No llegaba ni al interruptor de la luz, pero ya quería encaramarse a la altura de Galeano. Le fascinaba hacer piruetas con las palabras, y virarlas, porque el mundo seguía al revés. Félix Pita Astudillo le mostró cómo embarrarse de Che el corazón, y estaba loco por contar a todos su travesura de letras y periódicos mágicos.
Soñaba ser periodista mientras aún cazaba ranas con lanzas en charcos y lodazales, cuando grabó su primer casete de los Beatles todavía sin tener grabadora, y al llegar a la edad en que le era más fácil enamorar a una hoja en blanco que a una jovencita en uniforme azul.
Hasta matriculó la carrera donde unos te alientan a garciamarquear textos propios, y otros te dan palos y nota de 2 para que no te creas Benedetti.
Él no nació rodeado de musas. Nunca tuvo una siquiera que le soplara imágenes para crónicas y entrevistas. Siempre hubo de halarlas por los pies para conseguir esa primera oración de tantos bocetos, y amarrarlas para llegar al final.
En tiempos de Universidad no andaba en zapatos del lustre de la Colina sino en botas con color de guaguas. Al pantalón y las camisas se les salía el campo por los bolsillos. En el maletín los que más pesaban eran sus sueños. Venció con buenas notas y prestigio, aunque no logró arrancarse una verdadera emoción a sí mismo.
Luego llegaron los tiempos de aprender a descubrir muchísimos gatos, en cooperativas, fábricas y empresas donde quieren que veas liebres. Por eso acudió primero al viejo Leonardo Cuesta, para que le enseñara cuáles rendimientos merecen líneas elogiosas y cuáles son solo humo. Y entendió que no puedes presentar un millón de litros de leche como una hazaña, si antes producías 50 millones.
No lo consiguió desde el inicio. Por aquellos días se le enredaron las toneladas y los ceros a la derecha del número, y hasta hubo algún lector avezado que llamó para burlarse de su gazapo. Esas lecciones no se olvidan.
Como le gustaba hacer entrevistas, porfió hasta tener delante a Hugo Chávez, Steven Spielberg, Ignacio Ramonet, Pascual Serrano… Dicen quienes la leyeron que la mejor fue la de Frank Fernández; sin embargo, le dejó otra lección: los textos largos no suelen ir al periódico impreso.
Un día le encomendaron relatar las historias de altruismo de los médicos cubanos en Haití, la realidad de esa empobrecida nación y su anhelo de esperanza.
Y contó que “José Martín Hidalgo ha cruzado más de 40 veces ‘el temible canal de San Marcos’. En ocasiones, en bote de motor. Otras, ha tenido que arriesgarse en los veleros. Allí se han hundido barcos y ahogado cientos de personas. Pero el médico cubano no se amilana; en la orilla opuesta, miles de haitianos le han confiado hasta su respiración”.

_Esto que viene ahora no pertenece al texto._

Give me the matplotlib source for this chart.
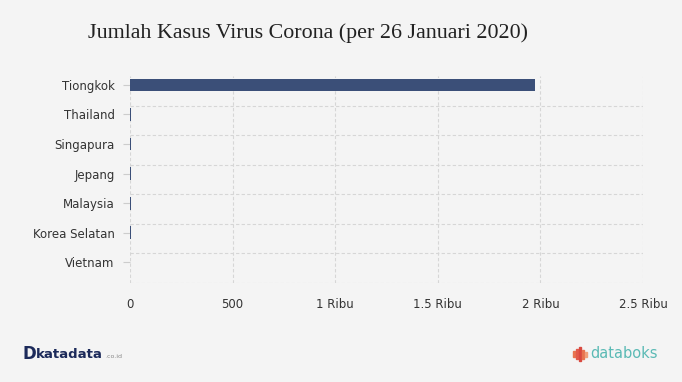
import matplotlib.pyplot as plt
from matplotlib.patches import Rectangle

# data (per 26 Januari 2020)
negara = ["Tiongkok", "Thailand", "Singapura", "Jepang", "Malaysia", "Korea Selatan", "Vietnam"]
kasus = [1975, 5, 4, 4, 4, 3, 2]
xticks = [0, 500, 1000, 1500, 2000, 2500]
xlabels = ["0", "500", "1 Ribu", "1.5 Ribu", "2 Ribu", "2.5 Ribu"]

bg = "#f4f4f4"
fig = plt.figure(figsize=(6.82, 3.82), dpi=100, facecolor=bg)
ax = fig.add_axes([130 / 682, 1 - 283 / 382, 513 / 682, 207 / 382], facecolor=bg)

pos = [i + 0.30 for i in range(len(negara))]
ax.barh(pos, kasus, height=0.43, color="#3b4f78", zorder=3)

ax.set_xlim(0, 2500)
ax.set_ylim(len(negara), 0)
ax.set_xticks(xticks)
ax.set_xticklabels(xlabels)
ax.set_yticks(pos)
ax.set_yticklabels(negara)
ax.tick_params(axis="x", length=0, pad=11, labelsize=8.5, labelcolor="#333333")
ax.tick_params(axis="y", length=5, width=0.8, color="#cccccc", pad=6,
               labelsize=8.5, labelcolor="#333333")

for s in ax.spines.values():
    s.set_visible(False)

# grid lines
for v in xticks:
    ax.axvline(v, color="#d6d6d6", lw=0.8, ls=(0, (3, 2)), zorder=1)
for h in range(1, len(negara) + 1):
    ax.axhline(h, color="#d6d6d6", lw=0.8, ls=(0, (3, 2)), zorder=1)

fig.text(88 / 682, 1 - 33 / 382, "Jumlah Kasus Virus Corona (per 26 Januari 2020)",
         family="Liberation Serif", fontsize=15.8, color="#222222", va="center")

# footer logos
fig.text(22 / 682, 1 - 354 / 382, "D", fontsize=12, fontweight="bold",
         color="#1c2a5a", va="center")
fig.text(36 / 682, 1 - 355 / 382, "katadata", fontsize=9.5, fontweight="bold",
         color="#1c2a5a", va="center")
fig.text(105 / 682, 1 - 357 / 382, ".co.id", fontsize=4.5, color="#888888", va="center")

for i, (hh, c) in enumerate([(6, "#e8734f"), (10, "#e25a4a"), (14, "#d9483f"), (9, "#e8734f"), (5, "#f0a07a")]):
    fig.add_artist(Rectangle(((573 + i * 3) / 682, 1 - (354 + hh / 2) / 382), 1.5 / 682, hh / 382,
                             color=c, transform=fig.transFigure))
fig.text(590 / 682, 1 - 353 / 382, "databoks", fontsize=10.5, color="#5bbab5", va="center")

fig.savefig("out.png", dpi=100, facecolor=bg)
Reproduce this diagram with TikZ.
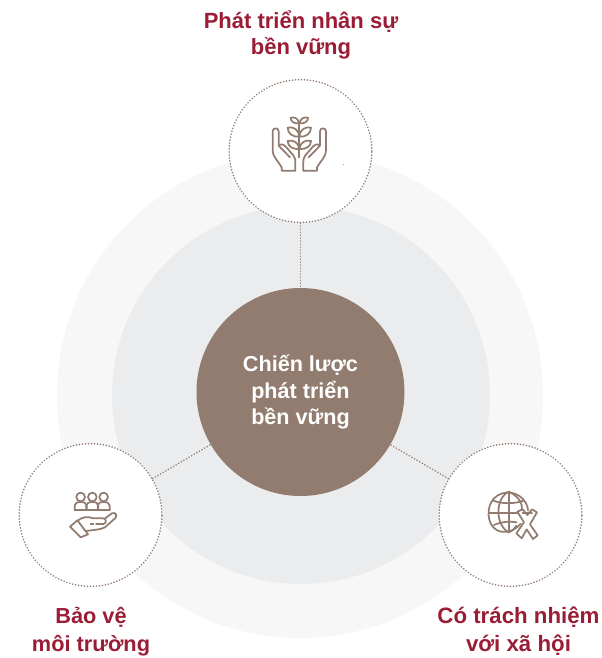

Quizás la vida se pierde en el bosque de los años. Comienza a dar vueltas y lleva a los humanos por episodios similares. Dos décadas después, el mismo reportero viste sobrebata, careta y guantes para entrar a un círculo infantil devenido centro de aislamiento, con el fin de revelar la hidalguía de los trabajadores de la Salud… y los de Educación.
Sería hermoso contarlo con el color que pinta las palabras Reinaldo Cedeño. ¡Quisiera! El niño de estas memorias ha perdido el cabello en el camino. Incluso la vista de entonces. No obstante, sigue leyendo a los grandes, para beber de su periodismo certero, para ser el cronista capaz de enlazar a su mástil las velas del corazón.